Charging for routine work in 10-minute units is ‘unusual’ in litigation and clients should be warned that they are unlikely to recover such fees in full from their opponents, a costs judge ruled last month.
In a preliminary ruling in Breyer Group Plc & Others v Prospect Law Ltd, Master Rowley in the Senior Courts Costs Office ordered that the 10-minute units charged by the defendants be reduced at detailed assessment to the usual one-tenth of an hour, or six minutes.
The judge, who was addressing the situation where individual ten-minute units had been charged for ‘routine items’, said that while this was normal in some transactional work, it was ‘an uncommon practice’ in contentious work, where the ‘invariable practice’ is to charge in six-minute units.

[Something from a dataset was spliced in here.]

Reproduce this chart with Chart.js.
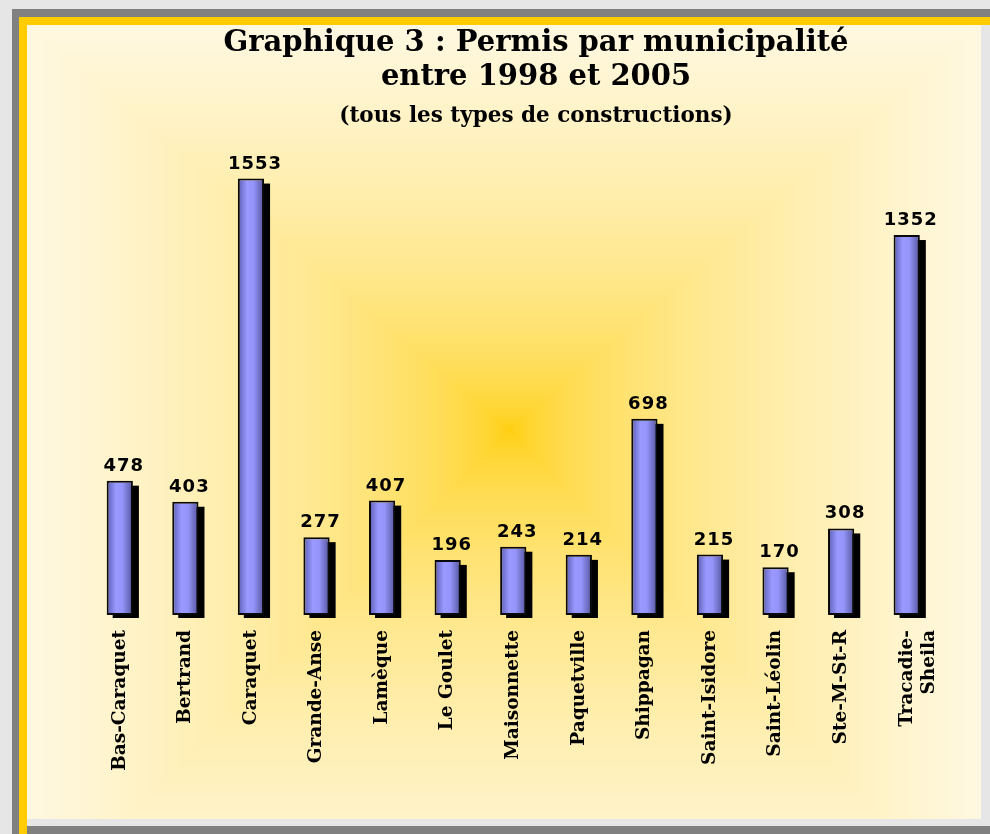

He added: ‘Given that this is an uncommon practice, it seems to me that the express agreement of the claimants in terms of the client care letter is not the end of the matter. The claimants needed to be told that routine items claimed at 10 minutes were unlikely to be recovered on that basis.’

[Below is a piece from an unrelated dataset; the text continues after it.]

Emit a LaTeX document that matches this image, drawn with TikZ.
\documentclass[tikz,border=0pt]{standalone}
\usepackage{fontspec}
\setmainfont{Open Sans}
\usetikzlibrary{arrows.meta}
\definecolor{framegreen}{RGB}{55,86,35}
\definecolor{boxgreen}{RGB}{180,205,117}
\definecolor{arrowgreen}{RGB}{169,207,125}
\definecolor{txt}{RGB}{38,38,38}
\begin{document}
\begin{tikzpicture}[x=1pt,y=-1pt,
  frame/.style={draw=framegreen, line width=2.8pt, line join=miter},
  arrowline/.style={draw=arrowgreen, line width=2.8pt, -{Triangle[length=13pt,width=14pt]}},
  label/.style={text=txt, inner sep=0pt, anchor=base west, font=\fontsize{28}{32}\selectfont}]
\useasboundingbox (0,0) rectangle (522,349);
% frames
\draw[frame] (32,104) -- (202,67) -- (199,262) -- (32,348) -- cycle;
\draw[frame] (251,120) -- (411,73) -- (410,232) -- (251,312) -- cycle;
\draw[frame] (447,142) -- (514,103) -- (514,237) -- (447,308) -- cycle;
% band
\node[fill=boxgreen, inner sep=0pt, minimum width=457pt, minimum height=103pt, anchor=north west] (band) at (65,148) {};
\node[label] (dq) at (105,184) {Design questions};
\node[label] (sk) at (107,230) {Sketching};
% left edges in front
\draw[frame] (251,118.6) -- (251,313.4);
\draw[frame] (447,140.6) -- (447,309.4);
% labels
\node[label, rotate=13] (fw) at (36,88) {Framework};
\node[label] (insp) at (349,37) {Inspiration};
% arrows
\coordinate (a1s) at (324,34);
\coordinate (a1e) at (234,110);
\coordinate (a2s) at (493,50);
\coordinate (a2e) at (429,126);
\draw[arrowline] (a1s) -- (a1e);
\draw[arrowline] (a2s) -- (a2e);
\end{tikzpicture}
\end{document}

The judge considered a number of other preliminary issues relating to the costs in the case, in which the claimants are bringing Solicitors Act 1974 proceedings against their former solicitors. In relation to the amounts charged for ‘incoming’ correspondence, the judge adopted a ‘broad brush’ approach, reducing the amount the defendants could charge to half the rate permitted for outgoing correspondence.
Master Rowley also addressed the issue of the defendant’s departure from the estimated costs it gave to the claimants during the course of proceedings. He concluded that the defendant’s costs should not be capped at the level of the estimates, as the claimants had not relied on these enough to justify limiting the costs.